• _EXERCISE DESCRIPTION_:
Return each line of the data below exactly, omitting any pictures.

# GIVEN INFORMATION start

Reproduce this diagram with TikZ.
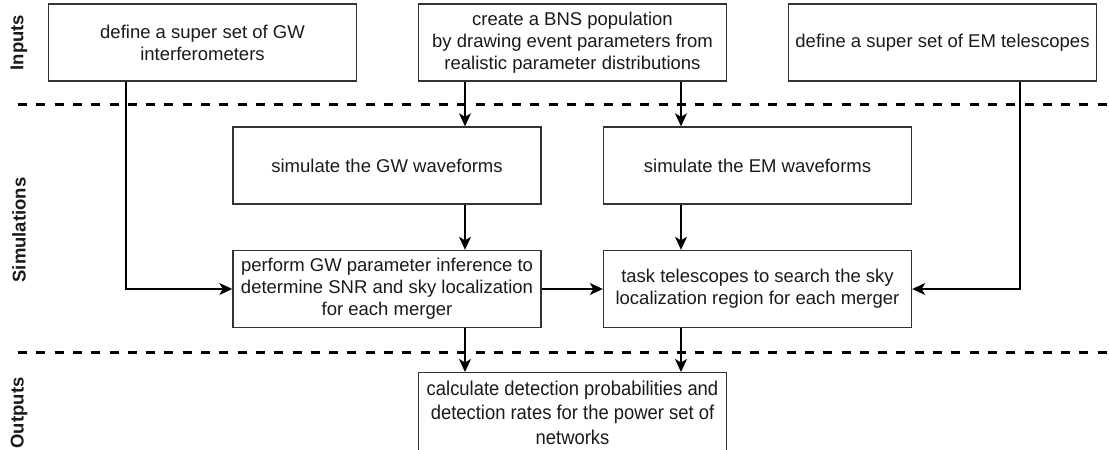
\documentclass[tikz,border=0pt]{standalone}
\usepackage{fontspec}
\setmainfont{Liberation Sans}
\newfontfamily\narrowsans[FakeStretch=0.92]{Liberation Sans}
\usetikzlibrary{arrows.meta}
\definecolor{boxgray}{HTML}{333333}
\definecolor{textblack}{HTML}{1A1A1A}
\begin{document}
\begin{tikzpicture}[x=1pt,y=-1pt,
  stepbox/.style={draw=boxgray, line width=1.4pt, minimum width=308pt,
    minimum height=77pt, inner sep=0pt, align=center, text=textblack,
    font=\fontsize{18.5}{22}\selectfont},
  outbox/.style={stepbox, minimum height=80pt,
    font=\narrowsans\fontsize{20}{24.5}\selectfont},
  flow/.style={line width=1.4pt, draw=black,
    -{Stealth[length=13pt,width=12pt,inset=3.5pt]}},
  divider/.style={line width=3pt, dash pattern=on 9pt off 9.3pt},
  stage/.style={rotate=90, font=\bfseries\fontsize{18.5}{22}\selectfont, text=textblack}]

\useasboundingbox (0,0) rectangle (1109,450);
\clip (0,0) rectangle (1109,450);

% stage labels
\node[stage] (lin)  at (19,42.5) {Inputs};
\node[stage] (lsim) at (19,230) {Simulations};
\node[stage] (lout) at (19,413) {Outputs};

% stage dividers
\coordinate (d1a) at (18,104);
\coordinate (d1b) at (1109,104);
\coordinate (d2a) at (18,352);
\coordinate (d2b) at (1109,352);
\draw[divider] (d1a) -- (d1b);
\draw[divider] (d2a) -- (d2b);

% inputs
\node[stepbox] (gwset) at (202.5,42.5) {define a super set of GW\\interferometers};
\node[stepbox] (bns) at (572.5,42.5) {create a BNS population\\by drawing event parameters from\\realistic parameter distributions};
\node[stepbox] (emset) at (942.5,42.5) {define a super set of EM telescopes};

% simulations
\node[stepbox] (gwwave) at (387,165.5) {simulate the GW waveforms};
\node[stepbox] (emwave) at (757.5,165.5) {simulate the EM waveforms};
\node[stepbox] (infer) at (387,289) {perform GW parameter inference to\\determine SNR and sky localization\\for each merger};
\node[stepbox] (task) at (757.5,289) {task telescopes to search the sky\\localization region for each merger};

% outputs (its lower edge lies just past the page)
\node[outbox, anchor=north] (rates) at (572.5,372) {calculate detection probabilities and\\detection rates for the power set of\\networks};

% connector columns
\coordinate (gwcol) at (465,0);
\coordinate (emcol) at (681,0);
\coordinate (ifocol) at (126,0);
\coordinate (telcol) at (1020,0);

\draw[flow] (bns.south -| gwcol) -- (gwwave.north -| gwcol);
\draw[flow] (bns.south -| emcol) -- (emwave.north -| emcol);
\draw[flow] (gwwave.south -| gwcol) -- (infer.north -| gwcol);
\draw[flow] (emwave.south -| emcol) -- (task.north -| emcol);
\draw[flow] (gwset.south -| ifocol) |- (infer.west);
\draw[flow] (emset.south -| telcol) |- (task.east);
\draw[flow] (infer.east) -- (task.west);
\draw[flow] (infer.south -| gwcol) -- (rates.north -| gwcol);
\draw[flow] (task.south -| emcol) -- (rates.north -| emcol);
\end{tikzpicture}
\end{document}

# GIVEN INFORMATION end

• _TASK ANSWER_:
Reproduce this diagram with TikZ.
\documentclass[tikz,border=0pt]{standalone}
\usepackage{fontspec}
\setmainfont{Liberation Sans}
\newfontfamily\narrowsans[FakeStretch=0.92]{Liberation Sans}
\usetikzlibrary{arrows.meta}
\definecolor{boxgray}{HTML}{333333}
\definecolor{textblack}{HTML}{1A1A1A}
\begin{document}
\begin{tikzpicture}[x=1pt,y=-1pt,
  stepbox/.style={draw=boxgray, line width=1.4pt, minimum width=308pt,
    minimum height=77pt, inner sep=0pt, align=center, text=textblack,
    font=\fontsize{18.5}{22}\selectfont},
  outbox/.style={stepbox, minimum height=80pt,
    font=\narrowsans\fontsize{20}{24.5}\selectfont},
  flow/.style={line width=1.4pt, draw=black,
    -{Stealth[length=13pt,width=12pt,inset=3.5pt]}},
  divider/.style={line width=3pt, dash pattern=on 9pt off 9.3pt},
  stage/.style={rotate=90, font=\bfseries\fontsize{18.5}{22}\selectfont, text=textblack}]

\useasboundingbox (0,0) rectangle (1109,450);
\clip (0,0) rectangle (1109,450);

% stage labels
\node[stage] (lin)  at (19,42.5) {Inputs};
\node[stage] (lsim) at (19,230) {Simulations};
\node[stage] (lout) at (19,413) {Outputs};

% stage dividers
\coordinate (d1a) at (18,104);
\coordinate (d1b) at (1109,104);
\coordinate (d2a) at (18,352);
\coordinate (d2b) at (1109,352);
\draw[divider] (d1a) -- (d1b);
\draw[divider] (d2a) -- (d2b);

% inputs
\node[stepbox] (gwset) at (202.5,42.5) {define a super set of GW\\interferometers};
\node[stepbox] (bns) at (572.5,42.5) {create a BNS population\\by drawing event parameters from\\realistic parameter distributions};
\node[stepbox] (emset) at (942.5,42.5) {define a super set of EM telescopes};

% simulations
\node[stepbox] (gwwave) at (387,165.5) {simulate the GW waveforms};
\node[stepbox] (emwave) at (757.5,165.5) {simulate the EM waveforms};
\node[stepbox] (infer) at (387,289) {perform GW parameter inference to\\determine SNR and sky localization\\for each merger};
\node[stepbox] (task) at (757.5,289) {task telescopes to search the sky\\localization region for each merger};

% outputs (its lower edge lies just past the page)
\node[outbox, anchor=north] (rates) at (572.5,372) {calculate detection probabilities and\\detection rates for the power set of\\networks};

% connector columns
\coordinate (gwcol) at (465,0);
\coordinate (emcol) at (681,0);
\coordinate (ifocol) at (126,0);
\coordinate (telcol) at (1020,0);

\draw[flow] (bns.south -| gwcol) -- (gwwave.north -| gwcol);
\draw[flow] (bns.south -| emcol) -- (emwave.north -| emcol);
\draw[flow] (gwwave.south -| gwcol) -- (infer.north -| gwcol);
\draw[flow] (emwave.south -| emcol) -- (task.north -| emcol);
\draw[flow] (gwset.south -| ifocol) |- (infer.west);
\draw[flow] (emset.south -| telcol) |- (task.east);
\draw[flow] (infer.east) -- (task.west);
\draw[flow] (infer.south -| gwcol) -- (rates.north -| gwcol);
\draw[flow] (task.south -| emcol) -- (rates.north -| emcol);
\end{tikzpicture}
\end{document}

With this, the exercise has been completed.